Besides its unique niche in the New York City museum world (the Village Voice voted it “Best Museum” in 2015), what sets Torah Animal World apart from the city’s other displays of creatures alive and dead is evidenced by two little boys cuddling up to a lioness, cradling her cubs in their arms. At the American Museum of Natural History, the lion is behind glass; at the Bronx Zoo, it’s behind an electric fence. Here, you can put your hand in its mouth.

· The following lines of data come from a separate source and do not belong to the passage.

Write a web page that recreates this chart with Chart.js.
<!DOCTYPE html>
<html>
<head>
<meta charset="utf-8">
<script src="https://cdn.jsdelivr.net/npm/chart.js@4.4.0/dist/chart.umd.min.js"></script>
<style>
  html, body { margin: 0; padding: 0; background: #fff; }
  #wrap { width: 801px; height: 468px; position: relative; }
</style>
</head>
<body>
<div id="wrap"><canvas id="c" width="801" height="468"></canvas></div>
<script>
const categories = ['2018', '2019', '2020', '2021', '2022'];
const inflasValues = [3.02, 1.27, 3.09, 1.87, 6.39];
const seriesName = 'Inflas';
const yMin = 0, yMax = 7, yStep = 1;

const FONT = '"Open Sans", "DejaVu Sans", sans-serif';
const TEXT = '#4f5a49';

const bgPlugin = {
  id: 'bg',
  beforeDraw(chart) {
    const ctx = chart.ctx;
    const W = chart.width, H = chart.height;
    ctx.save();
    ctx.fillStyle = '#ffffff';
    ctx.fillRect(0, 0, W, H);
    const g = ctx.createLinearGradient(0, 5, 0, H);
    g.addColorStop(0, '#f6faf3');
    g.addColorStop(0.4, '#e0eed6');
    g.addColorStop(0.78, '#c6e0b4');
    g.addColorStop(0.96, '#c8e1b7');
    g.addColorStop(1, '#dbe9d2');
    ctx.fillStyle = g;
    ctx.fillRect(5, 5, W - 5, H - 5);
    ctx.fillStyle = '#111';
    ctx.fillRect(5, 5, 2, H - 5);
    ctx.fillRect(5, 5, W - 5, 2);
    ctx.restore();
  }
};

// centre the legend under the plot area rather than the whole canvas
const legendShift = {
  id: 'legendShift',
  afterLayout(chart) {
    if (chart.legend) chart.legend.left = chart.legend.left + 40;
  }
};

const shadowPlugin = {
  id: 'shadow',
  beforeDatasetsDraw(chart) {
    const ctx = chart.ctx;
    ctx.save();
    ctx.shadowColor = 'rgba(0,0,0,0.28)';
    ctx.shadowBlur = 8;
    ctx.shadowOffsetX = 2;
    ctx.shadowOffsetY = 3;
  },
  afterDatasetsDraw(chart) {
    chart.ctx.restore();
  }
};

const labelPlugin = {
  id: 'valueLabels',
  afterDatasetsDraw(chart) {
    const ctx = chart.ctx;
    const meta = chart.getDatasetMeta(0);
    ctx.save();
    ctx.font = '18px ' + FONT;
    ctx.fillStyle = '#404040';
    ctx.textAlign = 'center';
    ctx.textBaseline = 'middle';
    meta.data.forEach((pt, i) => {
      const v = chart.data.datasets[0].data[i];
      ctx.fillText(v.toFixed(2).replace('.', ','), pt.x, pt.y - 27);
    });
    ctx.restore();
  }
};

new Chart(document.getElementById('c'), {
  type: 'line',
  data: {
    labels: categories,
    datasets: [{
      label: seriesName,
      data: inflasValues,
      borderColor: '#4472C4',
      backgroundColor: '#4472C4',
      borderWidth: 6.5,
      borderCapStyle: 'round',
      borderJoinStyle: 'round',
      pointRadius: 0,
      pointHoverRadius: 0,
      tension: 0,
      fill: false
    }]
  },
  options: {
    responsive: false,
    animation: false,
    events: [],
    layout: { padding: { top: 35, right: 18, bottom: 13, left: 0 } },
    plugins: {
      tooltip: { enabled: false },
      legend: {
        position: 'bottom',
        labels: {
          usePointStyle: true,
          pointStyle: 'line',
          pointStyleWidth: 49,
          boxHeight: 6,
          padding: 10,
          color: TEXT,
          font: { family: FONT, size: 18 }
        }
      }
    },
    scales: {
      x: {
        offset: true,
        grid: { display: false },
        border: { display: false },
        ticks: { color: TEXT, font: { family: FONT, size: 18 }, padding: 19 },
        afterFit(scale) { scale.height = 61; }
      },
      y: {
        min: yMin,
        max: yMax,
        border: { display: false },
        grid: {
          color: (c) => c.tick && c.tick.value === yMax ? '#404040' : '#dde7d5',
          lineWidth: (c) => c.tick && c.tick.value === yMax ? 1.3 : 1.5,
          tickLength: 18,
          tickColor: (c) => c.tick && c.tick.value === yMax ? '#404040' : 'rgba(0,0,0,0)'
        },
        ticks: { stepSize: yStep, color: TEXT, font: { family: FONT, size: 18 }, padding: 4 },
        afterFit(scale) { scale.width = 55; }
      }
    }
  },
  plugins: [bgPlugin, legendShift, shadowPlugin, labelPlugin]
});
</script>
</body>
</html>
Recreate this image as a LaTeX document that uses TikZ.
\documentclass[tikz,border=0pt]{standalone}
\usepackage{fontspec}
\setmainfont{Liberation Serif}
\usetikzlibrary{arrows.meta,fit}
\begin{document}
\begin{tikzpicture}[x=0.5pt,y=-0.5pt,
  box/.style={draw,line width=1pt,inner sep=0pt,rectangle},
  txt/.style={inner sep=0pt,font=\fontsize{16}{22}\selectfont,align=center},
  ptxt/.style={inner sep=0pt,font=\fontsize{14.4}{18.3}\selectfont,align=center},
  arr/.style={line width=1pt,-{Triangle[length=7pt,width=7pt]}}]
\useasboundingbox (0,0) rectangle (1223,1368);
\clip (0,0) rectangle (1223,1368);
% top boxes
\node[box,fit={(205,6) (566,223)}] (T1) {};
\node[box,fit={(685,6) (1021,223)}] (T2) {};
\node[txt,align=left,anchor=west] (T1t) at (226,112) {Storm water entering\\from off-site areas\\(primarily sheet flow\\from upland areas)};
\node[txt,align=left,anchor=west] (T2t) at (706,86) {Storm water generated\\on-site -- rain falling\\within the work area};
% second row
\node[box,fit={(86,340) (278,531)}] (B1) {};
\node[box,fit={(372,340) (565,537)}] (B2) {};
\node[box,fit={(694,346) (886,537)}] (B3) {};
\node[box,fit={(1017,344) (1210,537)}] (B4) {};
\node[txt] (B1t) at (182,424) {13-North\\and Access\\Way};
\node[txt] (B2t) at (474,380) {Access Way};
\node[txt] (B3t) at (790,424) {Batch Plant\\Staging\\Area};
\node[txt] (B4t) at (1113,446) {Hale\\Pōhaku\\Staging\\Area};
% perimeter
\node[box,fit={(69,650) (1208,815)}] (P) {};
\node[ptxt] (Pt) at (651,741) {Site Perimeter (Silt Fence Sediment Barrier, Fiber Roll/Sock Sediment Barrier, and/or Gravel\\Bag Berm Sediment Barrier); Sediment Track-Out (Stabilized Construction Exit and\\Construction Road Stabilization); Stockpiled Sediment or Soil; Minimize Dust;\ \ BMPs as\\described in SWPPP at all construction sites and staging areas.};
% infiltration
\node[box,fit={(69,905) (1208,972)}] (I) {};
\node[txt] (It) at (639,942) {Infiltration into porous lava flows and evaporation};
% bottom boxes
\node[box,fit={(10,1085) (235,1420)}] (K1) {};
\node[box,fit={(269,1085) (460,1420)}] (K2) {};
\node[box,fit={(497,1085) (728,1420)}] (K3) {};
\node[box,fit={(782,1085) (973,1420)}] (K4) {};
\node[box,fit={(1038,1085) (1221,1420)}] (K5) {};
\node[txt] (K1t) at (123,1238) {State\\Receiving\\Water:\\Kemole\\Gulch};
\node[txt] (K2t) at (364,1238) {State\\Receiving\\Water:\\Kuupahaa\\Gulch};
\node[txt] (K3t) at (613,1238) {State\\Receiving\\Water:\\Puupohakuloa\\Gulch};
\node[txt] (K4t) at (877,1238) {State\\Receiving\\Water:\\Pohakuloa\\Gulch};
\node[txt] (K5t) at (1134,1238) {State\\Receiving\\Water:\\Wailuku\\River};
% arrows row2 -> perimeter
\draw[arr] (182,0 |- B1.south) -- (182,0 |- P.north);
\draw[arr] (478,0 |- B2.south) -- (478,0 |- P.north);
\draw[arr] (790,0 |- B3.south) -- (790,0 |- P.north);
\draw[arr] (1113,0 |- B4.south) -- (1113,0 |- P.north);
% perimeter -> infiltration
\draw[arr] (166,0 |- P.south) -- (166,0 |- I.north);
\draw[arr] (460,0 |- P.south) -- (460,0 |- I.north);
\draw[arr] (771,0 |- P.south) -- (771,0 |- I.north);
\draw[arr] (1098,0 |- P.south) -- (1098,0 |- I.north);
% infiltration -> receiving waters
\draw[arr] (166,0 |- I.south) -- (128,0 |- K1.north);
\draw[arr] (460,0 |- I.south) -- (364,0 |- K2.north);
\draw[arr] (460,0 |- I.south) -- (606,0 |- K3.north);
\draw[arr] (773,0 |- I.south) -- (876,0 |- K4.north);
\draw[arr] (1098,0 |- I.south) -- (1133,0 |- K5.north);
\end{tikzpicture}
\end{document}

“If you touch history, history touches you,” Rabbi Deutsch is fond of saying. Portly and balding, with a frizzy beard and wire spectacles, Rabbi Deutch is nothing short of passionate about his multisensory approach to education, and he obviously delights in children’s curiosity and fearlessness. Growing up with dyslexia, he realized the power of hands-on learning, and eventually decided to open what he initially called a “biblical zoo,” purchasing his first specimens from hunters about a quarter century ago. (No animals are killed on behalf of the museum.) He continues to expand the museum through donations and by selling old specimens to fund new ones. In addition to the complete collection of biblical animals, the museum has animals that are not mentioned in the bible but that are just cool to see up close. Rabbi Deutsch opened Torah Animal World in Brooklyn in 2008; there is an outpost in upstate New York as well. The museum serves tens of thousands of visitors each year, many of them school groups.
Experiencing these animals up close helps visitors understand their natures, which can provide a fresh perspective and deeper reading of the bible. You can stroke the soft fur on the lioness’s underbelly, cuddle with the baby sheep, fondle the ridges of an ibex horn, touch an elephant bird egg (the biggest egg in the world), stare down goats (who are arranged in a pseudo barn, complete with hay), touch the tips of the wolf’s teeth, wrap your arms around the neck of a bisected giraffe or wrap a king cobra around your own neck, and get up close and personal to a face-off between a deer and a leopard, who has been captured mid-swipe as he lunges for the deer’s groin.
Because of the museum’s hands-on mission, some of the animals are bedraggled, hastily mended, and repurposed. Ears and paws have been reattached with a glue gun; horns serve as impromptu light bulb holders; electrical cords are draped over antlers. Rabbi Deutsch is indifferent to the mess: what’s important is accessibility.